Bubur |
Volvemos
de ver la Cabalgata de los Reyes Magos. Han sido recibidos por las
“autoridades” en una de las puertas de la muralla, la que da al norte y tiene
un complicado artilugio levadizo. Han llegado con su fastuosa comitiva vestida de ropas
coloristas y ligeras, sombreros ornados con plumas y zapatos apuntados. Hace
frío en este atardecer norteño y, sin embargo, los niños aguardaban su llegada
desde hacía horas recostados sobre sus padres. Trompetazos, cohetes y bombas
multicolores anunciaron su llegada y los peques, con ojos atónitos, dieron vivas al
cortejo que inició su caminar con el lento y suntuoso andar real. Llovían
caramelos, los menos tendrán para contar que han sido momentáneamente
secuestrados por los servidores reales para ser conducidos a presencia de su Rey
y recibir una bendición, dos besos y un puñado de caramelos. ¡Qué gozo, qué
alegría, qué excitación! La antesala de lo que debe de ser el Cielo.
En
medio de la barahúnda infantil echamos en falta a los nuestros y sentimos una
gran emoción al escuchar los vivas de los niños hechos pasión por vivir. ¿Vale
un juguete la sonrisa que alegra el alma? La ilusión hecha fantasía que empapa
nuestro espíritu caduco y nos acerca un poco más a nuestra esencia interior y a
la paz del Señor, con alegría y esperanza por un mundo mejor. ¿Dónde está la
felicidad entre los que no creen en el Cielo, donde se puede gozar de Dios por
toda la eternidad? A las puertas de la vida estos inocentes nada saben aún de
nuestro comportamiento depravado, hecho de codicia, vicios, perversiones y
desamor…
Ya no
hay niños en casa, pero esta noche los abuelos trabajarán de firme.

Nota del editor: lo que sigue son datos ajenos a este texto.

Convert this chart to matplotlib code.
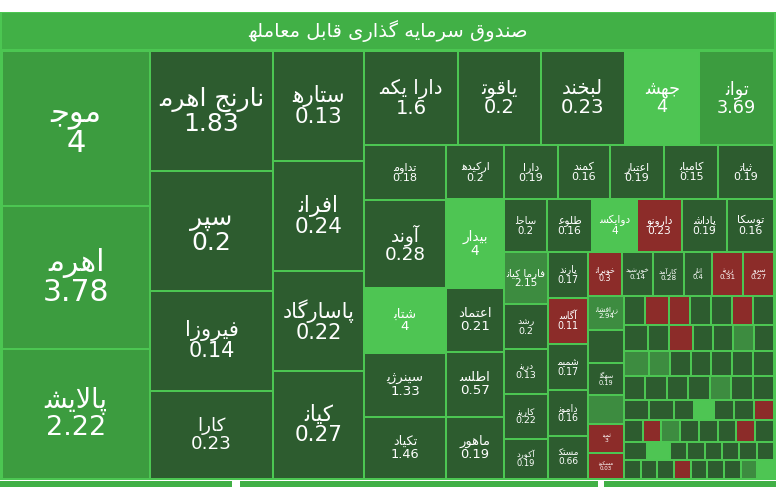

Se ocuparán de cepillar los zapatos de los presentes y de los ausentes y
dejarlos al pie de la chimenea, como siempre, identificando deseos e ilusiones
para que sean atendidos por SS.MM. del mejor modo posible. Hace unos días
recibieron en Oriente una carta remitida desde el más lejano Occidente en la
que, con letras ayudadas, les argumentaban --¡pobres infantes!-- que se habían portado muy bien,
en vista de lo cual les pedían que dejaran en casa de sus abuelos de España...
Su cara
al amanecer tardío de su meridiano, cuando aquí banqueteábamos con sencillez la
Epifanía, ha sido inefable, como son los rostros de quienes no conocen sino la
Verdad de Amor hecha para su edad, que debiera ser manifiesta todo el año para
quienes hemos perdido la inocencia.
Sus
abuelos de más allá nos deseaban poca cosa. Bastaban un lápiz y una goma de borrar: «Les
deseamos que esta noche, los Reyes Magos les traigan: un lápiz que dibuje
sonrisas y una goma que borre lágrimas. Que si lloras sea de risa, si tienes
hambre que sea de vivir, si tienes que perder que sea el miedo, y si eres feliz
que sea para siempre. Feliz día de Reyes Magos ».
Una gran familia gracias a Dios y Él entre todos.
Y cuando desde mi soberbia poquedad
reparo que solo echo chispas para los demás, sin tener en cuenta que todo se
hace sagrado si mi amor lo transfigura[1], como lo hacen los niños,
recuerdo el desgarro unamuniano:
«Agranda la puerta, Padre
porque no puedo pasar.
La hiciste para los niños,
yo he crecido, a mi pesar.
Si no me agrandas la puerta,
achícame, por piedad;
vuélveme a la edad aquella
en que vivir es soñar».[2]
[1] Amor sin límites.
Narcea, Madrid, 1987, p. 57
[2] UNAMUNO, Miguel de, Fragmento de
“Agranda la puerta…”. En Cancionero.
Diario poético. Transcrito por PICON GARFIELD, Evelyn, y SCHULMAN, Ivan A.:
Las literaturas hispánicas. Introducción
a su estudio, vol 1. Wayne State University Press. Detroit, 1991, p. 30-31.